Alwin Lay, Perforation, 80x65 cm, Pigment Print, 2021, VG-Bild 2021.
Generell ist, wie das Konzept des Buches, Lays gesamtes Werk durchsetzt vom sprichwörtlichen „doppelten Boden“. Alltägliche Gebrauchsobjekte wie Feuerzeuge, Zigaretten, Fotorollen oder eine Plastikgabel werden vor anonymen, grauen Bildräumen abgebildet. Aus ihrer gewohnten Umgebung entnommen, zeigen sie häufig einen von Lay konstruierten Prozessmoment, oft surreal, unplausibel, spielerisch und überraschend. Wenn sich die Gaggia Classic in der Glasvitrine im eigenen Kaffee ertränkt, oder das Bier aus einer Flasche an der Wand herausläuft, dann hat das etwas absurdes und humorvolles. Es steckt ein Augenzwinkern darin, ohne Banalität. Im Gegenteil, es ist ein stiller Bruch mit den klassischen Bildthemen der Fotografie. „Zwischen dem, was man sehen möchte, und dem, was man tatsächlich auf den Bildern sieht, stimmt etwas nicht. In dieser Leerstelle passiert etwas, das zum Nachdenken anregt“, sagt Alwin Lay und betont damit den konzeptionellen Ansatz seiner Inszenierungen.

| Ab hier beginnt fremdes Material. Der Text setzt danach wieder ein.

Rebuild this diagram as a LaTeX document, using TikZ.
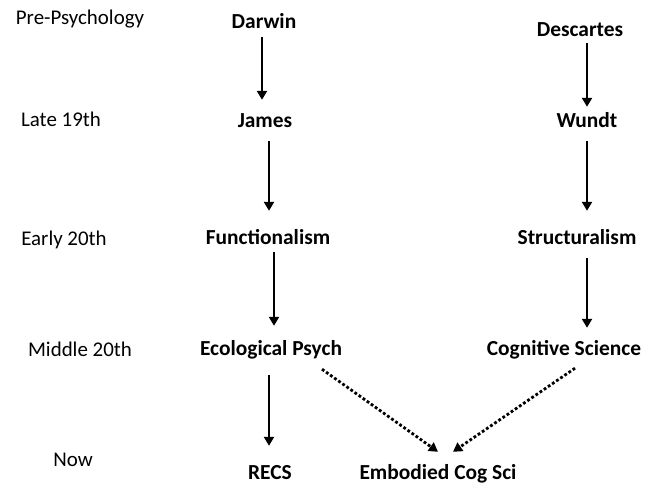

Der Aufbau des Künstlerbuches deckt sich also mit diesen Merkmalen: Die Leerstellen, der Bruch mit der klassischen Darstellung, ein penibles Konzept und gleichzeitig die subtile Thematisierung von Fotografie- und Filmtechnik, sowie deren Grenzen und das Ausreizen von Bildraum und Bildsprache. Denn es stellt sich die Frage, was mit den Bildern passiert, wenn man sie in einem Buch rhythmisch nebeneinanderlegt und sie durch Vereinheitlichung an Größe und Bezug zu ihrer Umgebung verlieren.
Alwin Lay. PREGO, Museum für Photographie Braunschweig, 2021, Foto Alwin Lay.
Die Einzelausstellung im Braunschweiger Museum für Photographie im Frühjahr stand autonom gegenüber dem Künstlerbuch, trotz gleichem Namen. Eine Auswahl an Bildern wurde dort wieder in räumlichem Größenbezug dargestellt, nicht wie in der Publikation verdichtet und verkleinert. Auch der Rhythmusgedanke tauchte in der Hängung wieder auf.
Alwin Lay (*1984) lebt und arbeitet seit 2013 in Köln. Während seines Studiums an der Kunstakademie Düsseldorf und an der KHM entwickelt er seinen eigenen Stil. Zuletzt waren Arbeiten von Lay in Einzelausstellungen u.a. im NAK, Aachen, untitled projects, Wien, Kunstverein Siegen, Nino Mier Gallery, L.A. Natalia Hug Köln - zu sehen und in Gruppenausstellungen im MUMOK, Wien, Kunsthalle Düsseldorf, Museum Morsbroich Leverkusen u.a. vertreten. Das Museum für Photographie Braunschweig richtete im Frühjahr 2021 die erste museale Einzelausstellung mit dem Titel PREGO aus.
Alwin Lay. PREGO, Museum für Photographie Braunschweig, 2021, Foto Alwin Lay.